Looks like the GOP is indeed backpedaling on filibustering to block Hagel, which is good. It bothers me when our elected officials are amoral schemers, but it bothers me more when our elected officials act stupid.

It makes me maddest to know that the things that the GOP is complaining most about regarding Hagel are things like fiscal sanity for the DOD budget—so they are opposing him because he’s more of a republican than they are.

Plus the idea of not having talks with the nations we don’t like seems absurd. How does the policy of «don’t say anything at all and carry a big stick» make us safer in any way? Yes, I know there are diplomatic backchannels, but the whole controversy is ridiculous.

Good article, but I have to take exception to the use of the term "leaves a pile."

Senator Hagel's policies make him a very good choice for Secretary of Defense, in my opinion. This kind of cabinet appointment is why I voted for Obama. Describing the nomination as if the president had taken a dump seems disrespectful.

The nomination includes a snare, perhaps. And the Republicans got caught in it.

And I have no problem with the president being devious and crafty in such a way. If it eventually teaches his opposition party to be less obstructionist, it will be good for them and good for the country. As a former Republican supporter myself, I would love for them to release the lip-lock on reactionary love-lumber that has poisoned them since the '80's.
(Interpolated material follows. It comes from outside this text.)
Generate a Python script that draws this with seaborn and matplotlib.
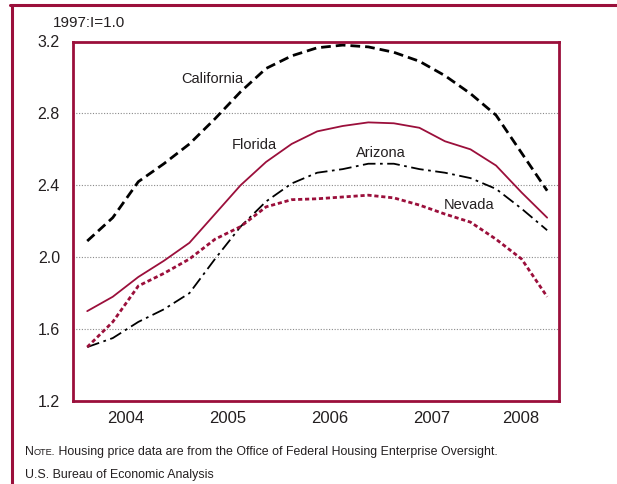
import matplotlib
matplotlib.use("Agg")
import matplotlib.pyplot as plt
from matplotlib.lines import Line2D
from matplotlib.transforms import blended_transform_factory
import seaborn as sns
import numpy as np

# quarterly house price index, 1997:I = 1.0
quarters = ["2004Q1", "2004Q2", "2004Q3", "2004Q4",
            "2005Q1", "2005Q2", "2005Q3", "2005Q4",
            "2006Q1", "2006Q2", "2006Q3", "2006Q4",
            "2007Q1", "2007Q2", "2007Q3", "2007Q4",
            "2008Q1", "2008Q2", "2008Q3"]
california = [2.09, 2.22, 2.42, 2.52, 2.63, 2.77, 2.92, 3.05, 3.12, 3.165,
              3.18, 3.17, 3.14, 3.09, 3.01, 2.91, 2.79, 2.58, 2.37]
florida = [1.70, 1.78, 1.89, 1.98, 2.08, 2.24, 2.40, 2.53, 2.63, 2.70,
           2.73, 2.75, 2.745, 2.72, 2.645, 2.60, 2.51, 2.36, 2.22]
arizona = [1.50, 1.55, 1.64, 1.71, 1.80, 1.99, 2.17, 2.31, 2.41, 2.47,
           2.49, 2.52, 2.52, 2.49, 2.47, 2.44, 2.38, 2.27, 2.15]
nevada = [1.50, 1.64, 1.84, 1.91, 1.99, 2.10, 2.17, 2.28, 2.32, 2.325,
          2.335, 2.345, 2.33, 2.29, 2.24, 2.195, 2.10, 1.99, 1.78]

year_labels = ["2004", "2005", "2006", "2007", "2008"]
y_ticks = [1.2, 1.6, 2.0, 2.4, 2.8, 3.2]

crimson = "#9b0f3b"
ink = "#231f20"

sns.set_style("white")
plt.rcParams["font.family"] = ["Liberation Sans", "DejaVu Sans"]

# quarter midpoints as decimal years
x = [int(q[:4]) + (int(q[-1]) - 0.5) / 4 for q in quarters]

W, H = 617, 484
fig = plt.figure(figsize=(W / 100, H / 100), dpi=100)
ax = fig.add_axes([72.5 / W, 1 - 401 / H, (559 - 72.5) / W, (401 - 41.5) / H])

sns.lineplot(x=x, y=california, ax=ax, color="black", linewidth=2.0,
             linestyle=(0, (3.5, 1.8)))
sns.lineplot(x=x, y=florida, ax=ax, color=crimson, linewidth=1.3)
sns.lineplot(x=x, y=arizona, ax=ax, color="black", linewidth=1.3,
             linestyle=(0, (7, 2.5, 1.5, 2.5)))
sns.lineplot(x=x, y=nevada, ax=ax, color=crimson, linewidth=2.0,
             linestyle=(0, (1.5, 1.0)))

ax.set_xlim(2003.981, 2008.741)
ax.set_ylim(1.2, 3.2)

# y axis
ax.set_yticks(y_ticks)
ax.set_yticklabels([f"{v:.1f}" for v in y_ticks])
ax.tick_params(axis="y", length=0, pad=9, labelsize=11.5, labelcolor=ink)
for v in y_ticks[1:-1]:
    ax.axhline(v, color="#8a8a8a", linewidth=0.8, linestyle=(0, (1, 1.5)), zorder=0)

# x axis: long ticks at year boundaries, short ticks at quarters
years = [int(s) for s in year_labels]
ax.set_xticks(years[1:])
ax.set_xticks([y + q / 4 for y in years for q in (1, 2, 3) if y + q / 4 < 2008.7],
              minor=True)
ax.set_xticklabels([])
ax.tick_params(axis="x", which="major", direction="in", length=21, width=1,
               color="#333333", labelbottom=False)
ax.tick_params(axis="x", which="minor", direction="in", length=10, width=1,
               color="#333333", labelbottom=False)
trans = blended_transform_factory(ax.transData, ax.transAxes)
lo, hi = ax.get_xlim()
for s in year_labels:
    y0 = int(s)
    mid = (max(y0, lo) + min(y0 + 1, hi)) / 2
    ax.text(mid, -0.027, s, transform=trans, ha="center", va="top",
            fontsize=12, color=ink)

for side in ax.spines.values():
    side.set_color(crimson)
    side.set_linewidth(2.0)
ax.set_xlabel("")
ax.set_ylabel("")

# series labels
ax.text(2005.346, 2.991, "California", ha="center", va="center", fontsize=10.5, color=ink)
ax.text(2005.762, 2.624, "Florida", ha="center", va="center", fontsize=10.5, color=ink)
ax.text(2007.0, 2.580, "Arizona", ha="center", va="center", fontsize=10.5, color=ink)
ax.text(2007.86, 2.290, "Nevada", ha="center", va="center", fontsize=10.5, color=ink)

# unit label and notes
fig.text(53 / W, 1 - 23 / H, "1997:I=1.0", ha="left", va="center",
         fontsize=11, color=ink)

# "NOTE." in small caps, then the note itself, all on one baseline
renderer = fig.canvas.get_renderer()
base = 1 - 455 / H
cursor = 25.0
for piece, size in [("N", 8.9), ("OTE.", 6.7),
                    (" Housing price data are from the Office of Federal Housing Enterprise Oversight.", 8.9)]:
    t = fig.text(cursor / W, base, piece, ha="left", va="baseline",
                 fontsize=size, color=ink)
    cursor = t.get_window_extent(renderer).x1
fig.text(25 / W, 1 - 478 / H, "U.S. Bureau of Economic Analysis",
         ha="left", va="baseline", fontsize=8.9, color=ink)

# outer frame (open to the right and bottom)
fig.add_artist(Line2D([10 / W, 1], [1 - 5.3 / H, 1 - 5.3 / H],
                      transform=fig.transFigure, color=crimson, linewidth=2.2))
fig.add_artist(Line2D([11.5 / W, 11.5 / W], [0, 1 - 5.3 / H],
                      transform=fig.transFigure, color=crimson, linewidth=2.2))

fig.savefig("out.png", dpi=100)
The nomination is, at this point, a solid win, and the effect of it giving the Republicans a rope to hang themselves is just gravy. Let it be another learning experience for them.

The original title was, «Obama leaves flaming bag of poo on GOP doorstep, rings doorbell and runs.» But that seemed too long.

I think I agree that Hagel is a good choice for policy rather than political reasons. I don’t know enough about him, but all the reasons the GOP bring up sound like reasons to confirm him rather than block him. They say he’s anti-Israel and support it by citing views he shares with Israel’s Minister of Defense and Deputy Prime Minister Ehud Barak.

That’s typical for American politics regarding Israel. Inside Israel it’s hard to find a hard-liner as extreme as an American needs to be to avoid being painted as an antisemite.

And of course the Republicans in Congress hate him because he actually advocates for the things they pretend to, like smaller government and reducing budgets.